Legal actions involving special education students tend to be initiated by parents, many of whom have strong feelings about having their child placed in the regular classroom with non-disabled students. School administrators who wish to avoid potential lawsuits may feel restricted in their placement options for special education students. Consequently, placement decisions may reflect the school's desire to avoid litigation more than they reflect the school's opinion about what might be in the best educational interests of the child and other students.
While these more inclusive placements may satisfy the parents' desire to have their child included in the regular classroom with non-disabled students, special education students with emotional/behavioral disorders (EBD), learning disabilities (LD), or other special needs present multiple challenges to the regular classroom teacher who may not feel that he or she has been adequately prepared to work with special populations.

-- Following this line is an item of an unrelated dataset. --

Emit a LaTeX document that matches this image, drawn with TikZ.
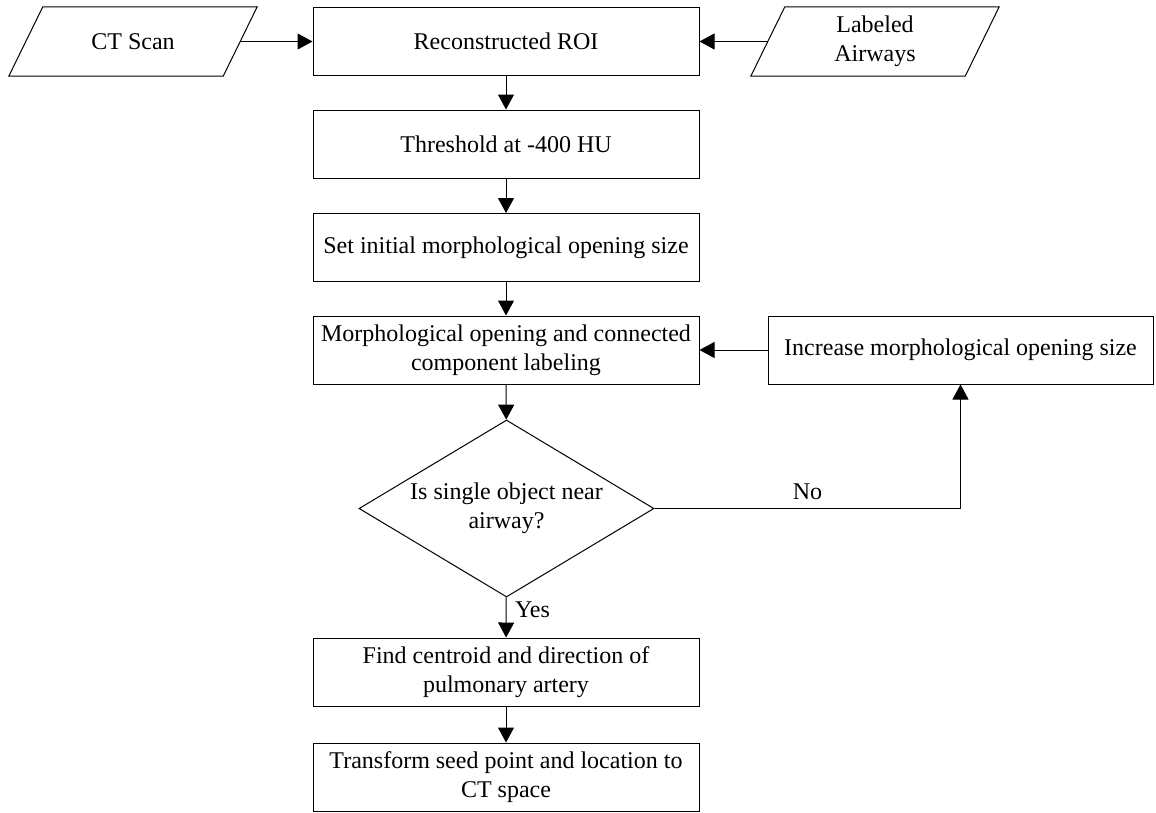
\documentclass[tikz,border=0pt]{standalone}
\usepackage{fontspec}
\setmainfont{Liberation Serif}
\usetikzlibrary{shapes.geometric,arrows.meta}

\begin{document}
\begin{tikzpicture}[x=1pt,y=-1pt,
  every node/.style={font=\fontsize{24}{29}\selectfont,align=center},
  procbox/.style={draw,line width=1pt,minimum width=386pt,minimum height=68pt,inner sep=0pt},
  iobox/.style={minimum width=214pt,minimum height=69pt,inner sep=0pt},
  decbox/.style={draw,line width=1pt,diamond,aspect=1.667,minimum width=295pt,minimum height=177pt,inner sep=0pt},
  flow/.style={line width=1pt,-{Triangle[length=15pt,width=16pt]}}]
\useasboundingbox (0,0) rectangle (1156,812);
\node[iobox] (ctscan) at (133,41.5) {CT Scan};
\node[procbox] (roi) at (506,41.5) {Reconstructed ROI};
\node[iobox] (airways) at (875,41.5) {Labeled\\Airways};
% slanted outlines of the two inputs
\foreach \io in {ctscan,airways}
  \draw[line width=1pt] ([xshift=17pt]\io.north west) -- ([xshift=17pt]\io.north east)
    -- ([xshift=-17pt]\io.south east) -- ([xshift=-17pt]\io.south west) -- cycle;
\node[procbox] (thresh) at (506,144) {Threshold at -400 HU};
\node[procbox] (initsize) at (506,247.5) {Set initial morphological opening size};
\node[procbox] (opening) at (506,350) {Morphological opening and connected\\component labeling};
\node[procbox,minimum width=385pt] (increase) at (960.5,350) {Increase morphological opening size};
\node[decbox] (single) at (506.5,508.5) {Is single object near\\airway?};
\node[procbox] (centroid) at (506,672) {Find centroid and direction of\\pulmonary artery};
\node[procbox] (transform) at (506,777) {Transform seed point and location to\\CT space};
\draw[flow] (ctscan.east) -- (roi.west);
\draw[flow] (airways.west) -- (roi.east);
\draw[flow] (roi) -- (thresh);
\draw[flow] (thresh) -- (initsize);
\draw[flow] (initsize) -- (opening);
\draw[flow] (opening) -- (single);
\draw[flow] (increase) -- (opening);
\draw[flow] (single.east) -| node[pos=0.25,above=5pt] {No} (increase.south);
\draw[flow] (single) -- node[pos=0.3,right=5pt] {Yes} (centroid);
\draw[flow] (centroid) -- (transform);
\end{tikzpicture}
\end{document}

Many regular classroom teachers have reported feelings of inadequacy and frustration about their ability to address the educational needs of their special education students while trying to teach other students (Shade & Stewart, 2001). In many cases, these feelings affect teachers' attitudes towards their special education students and their ability to perform in the classroom. Purpose of this paper The purpose of this paper is to examine how the various legal interpretations of IDEA and LRE have affected school policies and practices for the placement of special education students.

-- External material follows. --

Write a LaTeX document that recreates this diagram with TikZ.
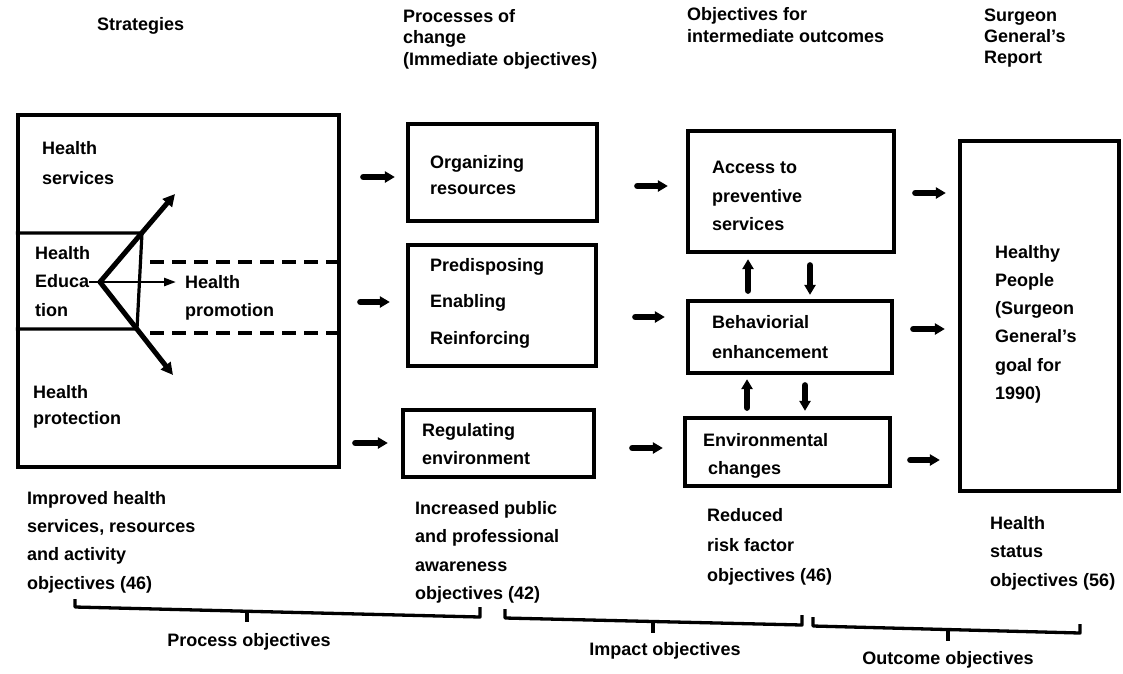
\documentclass[tikz,border=0pt]{standalone}
\usepackage{fontspec}
\setmainfont{Liberation Sans}
\usetikzlibrary{arrows.meta}
\begin{document}
\begin{tikzpicture}[x=1pt,y=-1pt,
  box/.style={draw, line width=4.3pt, rectangle, inner sep=0pt},
  txt/.style={anchor=north west, align=left, inner sep=0pt,
              font=\bfseries\fontsize{18}{28.5}\selectfont},
  lsp/.style={font=\bfseries\fontsize{18}{#1}\selectfont},
  lbl/.style={anchor=base, inner sep=0pt, font=\bfseries\fontsize{18}{22}\selectfont},
  flow/.style={line width=6pt, line cap=round, -{Triangle[length=10pt,width=11pt]}},
  fanarrow/.style={line width=5pt, line cap=round, -{Triangle[length=12pt,width=12pt]}},
  thinarrow/.style={line width=2.5pt, -{Triangle[length=12pt,width=8pt]}},
  inner/.style={line width=3.2pt},
  dashline/.style={line width=4pt, dash pattern=on 14pt off 8pt},
  brk/.style={line width=3.3pt, line join=round}
]
\useasboundingbox (0,0) rectangle (1123,673);

% column headings (positions give the top of the first line)
\node[txt] (hStrat) at (97,17) {Strategies};
\node[txt, lsp=21.5] (hProc) at (403,9) {Processes of\\change\\(Immediate objectives)};
\node[txt, lsp=22] (hObj) at (687,7) {Objectives for\\intermediate outcomes};
\node[txt, lsp=21] (hSurg) at (984,9) {Surgeon\\General's\\Report};

% boxes
\node[box, minimum width=321pt, minimum height=352pt] (strat) at (178.5,291) {};
\node[box, minimum width=189pt, minimum height=97pt]  (org) at (502.5,172.5) {};
\node[box, minimum width=188pt, minimum height=121pt] (pre) at (502,305.5) {};
\node[box, minimum width=191pt, minimum height=67pt]  (reg) at (498.5,443.5) {};
\node[box, minimum width=206pt, minimum height=121pt] (acc) at (791,191.5) {};
\node[box, minimum width=204pt, minimum height=72pt]  (beh) at (790,337) {};
\node[box, minimum width=205pt, minimum height=68pt]  (env) at (787.5,452) {};
\node[box, minimum width=159pt, minimum height=350pt] (hp) at (1039.5,316) {};

% strategies box contents
\node[txt, lsp=30] (tServ) at (42,141) {Health\\services};
\node[txt] (tEdu) at (35,246) {Health\\Educa\\tion};
\node[txt, lsp=28] (tProm) at (185,275) {Health\\promotion};
\node[txt, lsp=26.5] (tProt) at (33,385) {Health\\protection};

\coordinate (fan) at (100,282);
\coordinate (eUp) at (142,233);
\coordinate (eDn) at (137,329);
\coordinate (tUp) at (175,194);
\coordinate (tDn) at (173,375);
\coordinate (hy) at (89,282);
\coordinate (tMid) at (176,282);
\coordinate (d1) at (150,262);
\coordinate (d2) at (150,333);

\draw[inner] (strat.west |- eUp) -- (eUp) -- (eDn) -- (strat.west |- eDn);
\draw[fanarrow] (fan) -- (tUp);
\draw[fanarrow] (fan) -- (tDn);
\draw[thinarrow] (hy) -- (tMid);
\draw[dashline] (d1) -- (strat.east |- d1);
\draw[dashline] (d2) -- (strat.east |- d2);

% process box contents
\node[txt, lsp=26] (tOrg) at (430,155) {Organizing\\resources};
\node[txt, lsp=36.5] (tPre) at (430,258) {Predisposing\\Enabling\\Reinforcing};
\node[txt, lsp=28] (tReg) at (422,423) {Regulating\\environment};

% intermediate outcome box contents
\node[txt] (tAcc) at (712,161) {Access to\\preventive\\services};
\node[txt, lsp=30] (tBeh) at (712,315) {Behaviorial\\enhancement};
\node[txt, lsp=28] (tEnv) at (703,433) {Environmental\\\hspace*{5pt}changes};
\node[txt, lsp=28.2] (tHP) at (995,245) {Healthy\\People\\(Surgeon\\General's\\goal for\\1990)};

% row levels of the flow arrows
\coordinate (a1) at (0,177); \coordinate (a2) at (0,302); \coordinate (a3) at (0,443);
\coordinate (b1) at (0,186); \coordinate (b2) at (0,317); \coordinate (b3) at (0,448);
\coordinate (c1) at (0,193); \coordinate (c2) at (0,329); \coordinate (c3) at (0,460);

\draw[flow, shorten <=22pt, shorten >=11pt] (strat.east |- a1) -- (org.west |- a1);
\draw[flow, shorten <=19pt, shorten >=16pt] (strat.east |- a2) -- (pre.west |- a2);
\draw[flow, shorten <=14pt, shorten >=13pt] (strat.east |- a3) -- (reg.west |- a3);

\draw[flow, shorten <=38pt, shorten >=18pt] (org.east |- b1) -- (acc.west |- b1);
\draw[flow, shorten <=37pt, shorten >=21pt] (pre.east |- b2) -- (beh.west |- b2);
\draw[flow, shorten <=36pt, shorten >=20pt] (reg.east |- b3) -- (env.west |- b3);

\draw[flow, shorten <=19pt, shorten >=12pt] (acc.east |- c1) -- (hp.west |- c1);
\draw[flow, shorten <=19pt, shorten >=13pt] (beh.east |- c2) -- (hp.west |- c2);
\draw[flow, shorten <=18pt, shorten >=18pt] (env.east |- c3) -- (hp.west |- c3);

% two-way links between the outcome boxes
\coordinate (u1) at (748,0); \coordinate (v1) at (810,0);
\coordinate (u2) at (747,0); \coordinate (v2) at (805,0);
\draw[flow, shorten <=8pt, shorten >=5pt] (beh.north -| u1) -- (acc.south -| u1);
\draw[flow, shorten <=11pt, shorten >=4pt] (acc.south -| v1) -- (beh.north -| v1);
\draw[flow, shorten <=8pt, shorten >=4pt] (env.north -| u2) -- (beh.south -| u2);
\draw[flow, shorten <=10pt, shorten >=5pt] (beh.south -| v2) -- (env.north -| v2);

% objective counts
\node[txt, lsp=28.3] (oProc) at (27,491) {Improved health\\services, resources\\and activity\\objectives (46)};
\node[txt] (oAware) at (415,501) {Increased public\\and professional\\awareness\\objectives (42)};
\node[txt, lsp=30] (oRisk) at (707,508) {Reduced\\risk factor\\objectives (46)};
\node[txt] (oStat) at (990,516) {Health\\status\\objectives (56)};

% brackets
\draw[brk] (75,599) -- (75,607) -- (480,617) -- (480,607);
\draw[brk] (247,611) -- (247,622);
\draw[brk] (505,609) -- (505,618) -- (802,625) -- (802,615);
\draw[brk] (653,621.5) -- (653,633);
\draw[brk] (813,617) -- (813,626) -- (1080,633) -- (1080,624);
\draw[brk] (948,629.5) -- (948,641);

\node[lbl] (lProc) at (249,646) {Process objectives};
\node[lbl] (lImp) at (665,655) {Impact objectives};
\node[lbl] (lOut) at (948,664) {Outcome objectives};
\end{tikzpicture}
\end{document}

To what extent has local or even state control of public schools been usurped by legislation and litigation? Finally, this paper will seek to find ways for schools, parents, and other stakeholders to resolve disagreements at the local level regarding the educational placement and inclusion of students with special needs. Background Special education law Historically, education in the United States has been under the jurisdiction of the individual states and local school districts.
This philosophy has its roots in the Tenth Amendment to the U. S. Constitution, which states that "the powers not delegated to the United States by the Constitution, nor prohibited by it to the States, are reserved to the States respectively, or to the people. " Because education is not specifically mentioned in the Constitution, the power to operate schools has been reserved for the states. This does not mean, however, that schools are not bound by the Constitution.
Constitutional issues that affect schools include the First Amendment protections of free speech, the right to assemble, and religious issues. The Fourth Amendment protects against unreasonable search and seizure and carries with it an implied right to privacy. The Fourteenth Amendment includes the right to due process and equal protection under the law (U. S. Constitution). Each of these amendments has had a significant effect on education policy and on how schools are administered.
In the absence of federal laws pertaining to education, much of current education law has been shaped by court rulings. In the cases of school segregation and special education, court rulings proceeded and influenced laws that would eventually be passed by Congress. The Fourteenth Amendment, for example, was cited in the landmark anti-school segregation decision of Brown v. Board of Education. Although there was no specific federal law barring discrimination in schools, the Supreme Court ruled that the practice of school segregation was unconstitutional.
The Fourteenth Amendment was also cited in Mills v. Board of Education of the District of Columbia (1972) and in Pennsylvania Association for Retarded Children (PARC) v. Commonwealth, federal district court cases that involved the right of children with special education at no cost to the parents (Daugherty, 2001, p. 3). As in Brown had done nearly 20 years before, Mills and PARC anticipated and contributed to federal education laws.